Your instructions
Omit the images, then print each record below exactly as it reads.

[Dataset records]

* Begin *

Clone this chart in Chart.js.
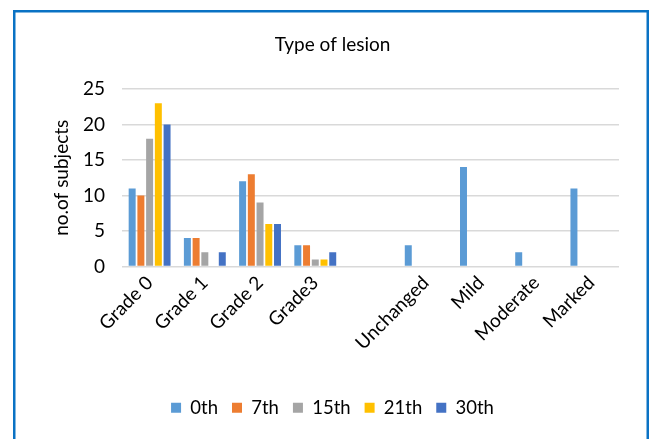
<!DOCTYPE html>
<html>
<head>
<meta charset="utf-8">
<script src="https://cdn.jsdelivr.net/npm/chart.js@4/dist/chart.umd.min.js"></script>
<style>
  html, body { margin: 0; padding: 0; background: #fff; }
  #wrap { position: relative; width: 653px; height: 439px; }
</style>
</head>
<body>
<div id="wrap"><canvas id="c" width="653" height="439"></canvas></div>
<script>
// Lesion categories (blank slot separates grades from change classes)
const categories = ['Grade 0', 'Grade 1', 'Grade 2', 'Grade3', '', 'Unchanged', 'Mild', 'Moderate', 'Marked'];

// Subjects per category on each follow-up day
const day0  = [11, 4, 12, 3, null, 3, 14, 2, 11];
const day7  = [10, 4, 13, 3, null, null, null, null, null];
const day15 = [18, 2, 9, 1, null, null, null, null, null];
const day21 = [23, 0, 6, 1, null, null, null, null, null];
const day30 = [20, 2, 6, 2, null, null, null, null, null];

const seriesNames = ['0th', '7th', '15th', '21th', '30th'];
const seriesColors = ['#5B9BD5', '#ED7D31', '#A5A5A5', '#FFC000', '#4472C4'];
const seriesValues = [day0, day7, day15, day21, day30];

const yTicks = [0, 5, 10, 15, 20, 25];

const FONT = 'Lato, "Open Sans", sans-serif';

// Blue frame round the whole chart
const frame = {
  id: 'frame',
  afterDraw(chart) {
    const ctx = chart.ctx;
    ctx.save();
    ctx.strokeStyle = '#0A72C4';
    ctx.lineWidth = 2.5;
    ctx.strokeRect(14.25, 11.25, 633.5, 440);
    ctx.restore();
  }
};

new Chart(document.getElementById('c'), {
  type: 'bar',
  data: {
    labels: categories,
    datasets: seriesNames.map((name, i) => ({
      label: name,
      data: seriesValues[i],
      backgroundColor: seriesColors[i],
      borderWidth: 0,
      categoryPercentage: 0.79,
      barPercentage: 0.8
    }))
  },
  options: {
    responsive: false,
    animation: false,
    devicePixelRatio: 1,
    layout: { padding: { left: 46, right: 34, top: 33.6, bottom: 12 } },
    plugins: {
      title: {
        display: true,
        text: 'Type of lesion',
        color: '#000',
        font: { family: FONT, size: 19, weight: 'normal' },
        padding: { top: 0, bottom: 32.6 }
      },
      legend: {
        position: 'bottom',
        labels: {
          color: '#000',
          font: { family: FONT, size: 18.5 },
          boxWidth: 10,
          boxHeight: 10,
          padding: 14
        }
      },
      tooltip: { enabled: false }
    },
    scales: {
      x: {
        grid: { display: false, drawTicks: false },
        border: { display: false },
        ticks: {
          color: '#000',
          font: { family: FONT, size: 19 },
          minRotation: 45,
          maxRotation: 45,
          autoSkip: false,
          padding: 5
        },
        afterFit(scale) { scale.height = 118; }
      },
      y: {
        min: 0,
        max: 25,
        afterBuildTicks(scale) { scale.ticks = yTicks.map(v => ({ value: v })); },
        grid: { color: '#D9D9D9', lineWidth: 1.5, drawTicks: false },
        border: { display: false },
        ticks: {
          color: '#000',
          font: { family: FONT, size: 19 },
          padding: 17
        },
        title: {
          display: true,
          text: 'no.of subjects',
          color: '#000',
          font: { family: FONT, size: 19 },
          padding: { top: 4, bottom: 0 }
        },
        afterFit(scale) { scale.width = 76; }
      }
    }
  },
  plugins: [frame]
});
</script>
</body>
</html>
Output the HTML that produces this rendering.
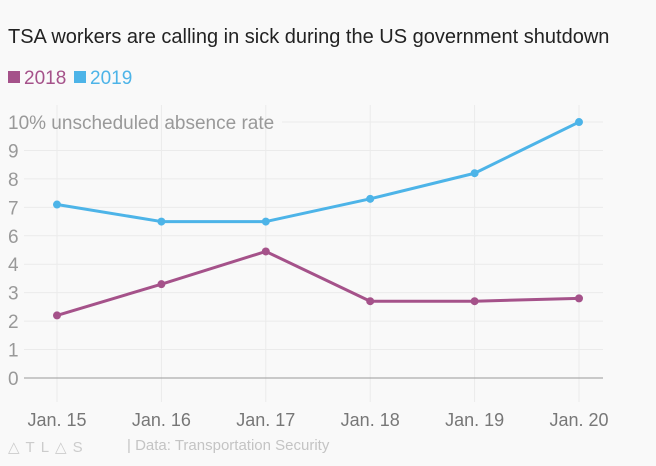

* End *

Exercise result
Clone this chart in Chart.js.
<!DOCTYPE html>
<html>
<head>
<meta charset="utf-8">
<script src="https://cdn.jsdelivr.net/npm/chart.js@4/dist/chart.umd.min.js"></script>
<style>
  html, body { margin: 0; padding: 0; background: #fff; }
  #wrap { position: relative; width: 653px; height: 439px; }
</style>
</head>
<body>
<div id="wrap"><canvas id="c" width="653" height="439"></canvas></div>
<script>
// Lesion categories (blank slot separates grades from change classes)
const categories = ['Grade 0', 'Grade 1', 'Grade 2', 'Grade3', '', 'Unchanged', 'Mild', 'Moderate', 'Marked'];

// Subjects per category on each follow-up day
const day0  = [11, 4, 12, 3, null, 3, 14, 2, 11];
const day7  = [10, 4, 13, 3, null, null, null, null, null];
const day15 = [18, 2, 9, 1, null, null, null, null, null];
const day21 = [23, 0, 6, 1, null, null, null, null, null];
const day30 = [20, 2, 6, 2, null, null, null, null, null];

const seriesNames = ['0th', '7th', '15th', '21th', '30th'];
const seriesColors = ['#5B9BD5', '#ED7D31', '#A5A5A5', '#FFC000', '#4472C4'];
const seriesValues = [day0, day7, day15, day21, day30];

const yTicks = [0, 5, 10, 15, 20, 25];

const FONT = 'Lato, "Open Sans", sans-serif';

// Blue frame round the whole chart
const frame = {
  id: 'frame',
  afterDraw(chart) {
    const ctx = chart.ctx;
    ctx.save();
    ctx.strokeStyle = '#0A72C4';
    ctx.lineWidth = 2.5;
    ctx.strokeRect(14.25, 11.25, 633.5, 440);
    ctx.restore();
  }
};

new Chart(document.getElementById('c'), {
  type: 'bar',
  data: {
    labels: categories,
    datasets: seriesNames.map((name, i) => ({
      label: name,
      data: seriesValues[i],
      backgroundColor: seriesColors[i],
      borderWidth: 0,
      categoryPercentage: 0.79,
      barPercentage: 0.8
    }))
  },
  options: {
    responsive: false,
    animation: false,
    devicePixelRatio: 1,
    layout: { padding: { left: 46, right: 34, top: 33.6, bottom: 12 } },
    plugins: {
      title: {
        display: true,
        text: 'Type of lesion',
        color: '#000',
        font: { family: FONT, size: 19, weight: 'normal' },
        padding: { top: 0, bottom: 32.6 }
      },
      legend: {
        position: 'bottom',
        labels: {
          color: '#000',
          font: { family: FONT, size: 18.5 },
          boxWidth: 10,
          boxHeight: 10,
          padding: 14
        }
      },
      tooltip: { enabled: false }
    },
    scales: {
      x: {
        grid: { display: false, drawTicks: false },
        border: { display: false },
        ticks: {
          color: '#000',
          font: { family: FONT, size: 19 },
          minRotation: 45,
          maxRotation: 45,
          autoSkip: false,
          padding: 5
        },
        afterFit(scale) { scale.height = 118; }
      },
      y: {
        min: 0,
        max: 25,
        afterBuildTicks(scale) { scale.ticks = yTicks.map(v => ({ value: v })); },
        grid: { color: '#D9D9D9', lineWidth: 1.5, drawTicks: false },
        border: { display: false },
        ticks: {
          color: '#000',
          font: { family: FONT, size: 19 },
          padding: 17
        },
        title: {
          display: true,
          text: 'no.of subjects',
          color: '#000',
          font: { family: FONT, size: 19 },
          padding: { top: 4, bottom: 0 }
        },
        afterFit(scale) { scale.width = 76; }
      }
    }
  },
  plugins: [frame]
});
</script>
</body>
</html>
Output the HTML that produces this rendering.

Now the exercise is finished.